**Dataset entries:**
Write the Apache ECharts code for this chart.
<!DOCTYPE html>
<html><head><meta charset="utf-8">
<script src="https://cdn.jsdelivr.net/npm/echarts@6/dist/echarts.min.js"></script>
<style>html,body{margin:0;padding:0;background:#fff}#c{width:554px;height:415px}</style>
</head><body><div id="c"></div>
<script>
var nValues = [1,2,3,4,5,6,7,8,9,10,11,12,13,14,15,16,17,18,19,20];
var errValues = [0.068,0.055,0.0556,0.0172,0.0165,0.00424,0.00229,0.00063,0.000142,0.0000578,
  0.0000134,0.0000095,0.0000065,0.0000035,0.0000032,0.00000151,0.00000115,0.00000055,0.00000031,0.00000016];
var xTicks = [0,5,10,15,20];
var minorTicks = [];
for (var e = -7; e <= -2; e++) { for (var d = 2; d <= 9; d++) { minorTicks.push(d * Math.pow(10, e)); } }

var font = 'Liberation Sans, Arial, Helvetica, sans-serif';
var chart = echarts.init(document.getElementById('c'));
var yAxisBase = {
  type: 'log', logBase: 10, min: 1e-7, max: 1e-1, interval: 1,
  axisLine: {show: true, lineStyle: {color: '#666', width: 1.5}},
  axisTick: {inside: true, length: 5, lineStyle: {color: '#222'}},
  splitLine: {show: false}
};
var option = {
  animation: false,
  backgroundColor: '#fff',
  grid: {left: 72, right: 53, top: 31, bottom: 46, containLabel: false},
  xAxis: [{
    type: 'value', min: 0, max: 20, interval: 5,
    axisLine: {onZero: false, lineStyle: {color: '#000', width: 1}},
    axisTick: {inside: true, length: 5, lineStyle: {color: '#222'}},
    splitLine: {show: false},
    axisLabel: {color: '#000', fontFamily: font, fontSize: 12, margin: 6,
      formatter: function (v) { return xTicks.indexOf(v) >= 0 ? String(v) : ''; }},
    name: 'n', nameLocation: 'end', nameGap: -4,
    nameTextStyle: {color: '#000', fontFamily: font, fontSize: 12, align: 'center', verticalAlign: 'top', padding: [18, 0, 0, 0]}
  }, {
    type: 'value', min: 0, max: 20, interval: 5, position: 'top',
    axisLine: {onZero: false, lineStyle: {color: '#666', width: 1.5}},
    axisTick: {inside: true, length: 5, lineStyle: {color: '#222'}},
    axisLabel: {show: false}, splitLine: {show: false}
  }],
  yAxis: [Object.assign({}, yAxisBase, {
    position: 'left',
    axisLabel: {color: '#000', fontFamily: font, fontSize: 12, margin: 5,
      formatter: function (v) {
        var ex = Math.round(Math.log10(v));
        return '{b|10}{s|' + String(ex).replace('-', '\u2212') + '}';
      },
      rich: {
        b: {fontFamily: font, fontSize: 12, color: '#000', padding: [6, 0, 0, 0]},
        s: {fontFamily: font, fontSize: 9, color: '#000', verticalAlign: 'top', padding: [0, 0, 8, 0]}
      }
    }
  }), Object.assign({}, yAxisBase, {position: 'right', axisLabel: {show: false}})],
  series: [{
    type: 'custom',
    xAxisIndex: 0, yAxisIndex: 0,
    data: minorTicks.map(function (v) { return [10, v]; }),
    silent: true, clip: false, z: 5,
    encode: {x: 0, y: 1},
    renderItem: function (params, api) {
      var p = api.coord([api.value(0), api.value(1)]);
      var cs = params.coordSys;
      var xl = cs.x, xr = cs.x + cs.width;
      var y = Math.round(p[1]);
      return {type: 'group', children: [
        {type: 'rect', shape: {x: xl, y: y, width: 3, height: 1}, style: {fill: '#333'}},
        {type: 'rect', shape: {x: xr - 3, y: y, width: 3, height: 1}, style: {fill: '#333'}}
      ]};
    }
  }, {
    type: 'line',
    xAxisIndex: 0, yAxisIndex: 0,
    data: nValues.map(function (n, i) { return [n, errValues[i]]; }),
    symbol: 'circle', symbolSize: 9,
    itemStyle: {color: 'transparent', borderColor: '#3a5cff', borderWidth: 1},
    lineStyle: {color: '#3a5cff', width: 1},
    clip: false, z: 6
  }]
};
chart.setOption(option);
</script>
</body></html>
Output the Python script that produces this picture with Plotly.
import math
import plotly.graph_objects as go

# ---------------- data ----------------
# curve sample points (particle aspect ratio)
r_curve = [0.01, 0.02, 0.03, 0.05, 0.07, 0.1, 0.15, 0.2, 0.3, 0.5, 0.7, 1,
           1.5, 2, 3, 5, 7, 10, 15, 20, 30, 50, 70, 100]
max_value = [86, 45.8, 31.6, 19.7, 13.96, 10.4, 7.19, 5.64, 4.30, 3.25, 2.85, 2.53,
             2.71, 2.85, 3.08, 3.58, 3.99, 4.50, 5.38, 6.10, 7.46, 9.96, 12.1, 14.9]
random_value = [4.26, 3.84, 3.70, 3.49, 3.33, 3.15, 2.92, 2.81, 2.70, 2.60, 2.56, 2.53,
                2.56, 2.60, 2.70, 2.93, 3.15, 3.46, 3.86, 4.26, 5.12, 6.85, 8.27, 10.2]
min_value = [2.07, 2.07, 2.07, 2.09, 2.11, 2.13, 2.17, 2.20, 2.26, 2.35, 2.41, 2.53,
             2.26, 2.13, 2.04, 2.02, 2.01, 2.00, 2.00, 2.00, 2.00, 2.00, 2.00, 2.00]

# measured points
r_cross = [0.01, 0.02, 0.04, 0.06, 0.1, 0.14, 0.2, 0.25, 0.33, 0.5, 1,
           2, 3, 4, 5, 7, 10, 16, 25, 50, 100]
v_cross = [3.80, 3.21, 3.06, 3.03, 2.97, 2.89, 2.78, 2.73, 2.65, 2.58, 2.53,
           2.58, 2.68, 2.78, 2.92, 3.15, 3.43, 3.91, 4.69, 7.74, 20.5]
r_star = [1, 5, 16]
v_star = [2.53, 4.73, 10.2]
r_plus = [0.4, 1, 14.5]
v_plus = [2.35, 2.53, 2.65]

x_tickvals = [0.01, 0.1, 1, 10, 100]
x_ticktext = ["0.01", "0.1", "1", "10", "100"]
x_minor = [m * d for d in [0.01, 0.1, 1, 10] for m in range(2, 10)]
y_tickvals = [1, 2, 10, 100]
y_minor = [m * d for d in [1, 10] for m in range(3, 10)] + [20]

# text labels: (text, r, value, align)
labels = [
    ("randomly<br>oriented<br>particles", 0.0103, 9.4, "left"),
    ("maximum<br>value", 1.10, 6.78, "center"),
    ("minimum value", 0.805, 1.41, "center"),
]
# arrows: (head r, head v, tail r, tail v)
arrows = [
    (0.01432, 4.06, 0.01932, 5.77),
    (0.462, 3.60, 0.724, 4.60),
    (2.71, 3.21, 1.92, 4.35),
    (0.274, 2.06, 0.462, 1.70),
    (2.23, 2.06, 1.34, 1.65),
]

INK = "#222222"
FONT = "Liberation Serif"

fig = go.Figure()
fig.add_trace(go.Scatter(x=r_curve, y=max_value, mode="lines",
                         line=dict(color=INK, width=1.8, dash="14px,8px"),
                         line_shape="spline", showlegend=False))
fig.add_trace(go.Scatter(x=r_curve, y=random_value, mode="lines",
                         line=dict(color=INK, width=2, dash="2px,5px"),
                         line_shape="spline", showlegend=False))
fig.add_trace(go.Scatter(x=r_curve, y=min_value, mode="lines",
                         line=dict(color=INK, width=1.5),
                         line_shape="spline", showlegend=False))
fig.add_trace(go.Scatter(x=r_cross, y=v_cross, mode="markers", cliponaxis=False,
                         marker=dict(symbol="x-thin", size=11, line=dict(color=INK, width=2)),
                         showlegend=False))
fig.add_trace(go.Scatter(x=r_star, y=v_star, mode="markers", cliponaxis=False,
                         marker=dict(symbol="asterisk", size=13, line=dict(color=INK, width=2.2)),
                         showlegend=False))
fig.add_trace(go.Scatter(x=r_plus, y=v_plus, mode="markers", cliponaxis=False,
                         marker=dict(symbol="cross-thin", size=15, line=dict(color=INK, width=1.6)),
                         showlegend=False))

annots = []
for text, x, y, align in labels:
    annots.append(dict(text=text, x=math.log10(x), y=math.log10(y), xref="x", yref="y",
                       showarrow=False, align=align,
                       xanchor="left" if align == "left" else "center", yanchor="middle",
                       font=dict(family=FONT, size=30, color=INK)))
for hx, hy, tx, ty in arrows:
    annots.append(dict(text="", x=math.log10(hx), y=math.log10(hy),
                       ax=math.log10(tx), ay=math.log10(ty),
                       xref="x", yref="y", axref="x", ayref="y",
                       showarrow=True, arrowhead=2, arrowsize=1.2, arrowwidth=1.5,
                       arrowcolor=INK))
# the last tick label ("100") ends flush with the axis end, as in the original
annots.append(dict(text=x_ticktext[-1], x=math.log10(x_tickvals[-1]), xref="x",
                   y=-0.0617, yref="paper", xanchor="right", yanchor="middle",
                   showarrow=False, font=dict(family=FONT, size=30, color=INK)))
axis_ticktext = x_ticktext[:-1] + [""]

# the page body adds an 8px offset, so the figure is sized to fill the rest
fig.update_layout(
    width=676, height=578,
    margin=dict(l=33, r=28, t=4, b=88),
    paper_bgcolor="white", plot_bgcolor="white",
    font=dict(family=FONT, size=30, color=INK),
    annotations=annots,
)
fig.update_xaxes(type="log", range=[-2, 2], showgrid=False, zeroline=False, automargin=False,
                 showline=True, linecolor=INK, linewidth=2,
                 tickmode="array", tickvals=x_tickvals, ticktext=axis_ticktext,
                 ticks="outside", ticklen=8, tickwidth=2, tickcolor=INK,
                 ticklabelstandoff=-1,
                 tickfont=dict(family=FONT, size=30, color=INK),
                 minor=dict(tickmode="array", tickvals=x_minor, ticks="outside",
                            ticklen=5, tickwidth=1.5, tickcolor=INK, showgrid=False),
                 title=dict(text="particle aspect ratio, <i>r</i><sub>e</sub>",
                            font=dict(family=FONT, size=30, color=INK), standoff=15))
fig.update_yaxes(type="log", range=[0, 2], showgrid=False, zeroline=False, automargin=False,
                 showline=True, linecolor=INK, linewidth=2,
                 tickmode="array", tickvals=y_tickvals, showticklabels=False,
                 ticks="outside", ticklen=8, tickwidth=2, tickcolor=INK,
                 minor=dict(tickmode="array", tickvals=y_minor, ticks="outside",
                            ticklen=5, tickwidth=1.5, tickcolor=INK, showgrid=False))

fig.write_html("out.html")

**Given exercise:** Look back at the data above. Transcribe exactly the lines starting at the line that contains "Output the Python" and ending at the line that contains "import plotly.graph_objects as go".

**Written answer:**
Output the Python script that produces this picture with Plotly.
import math
import plotly.graph_objects as go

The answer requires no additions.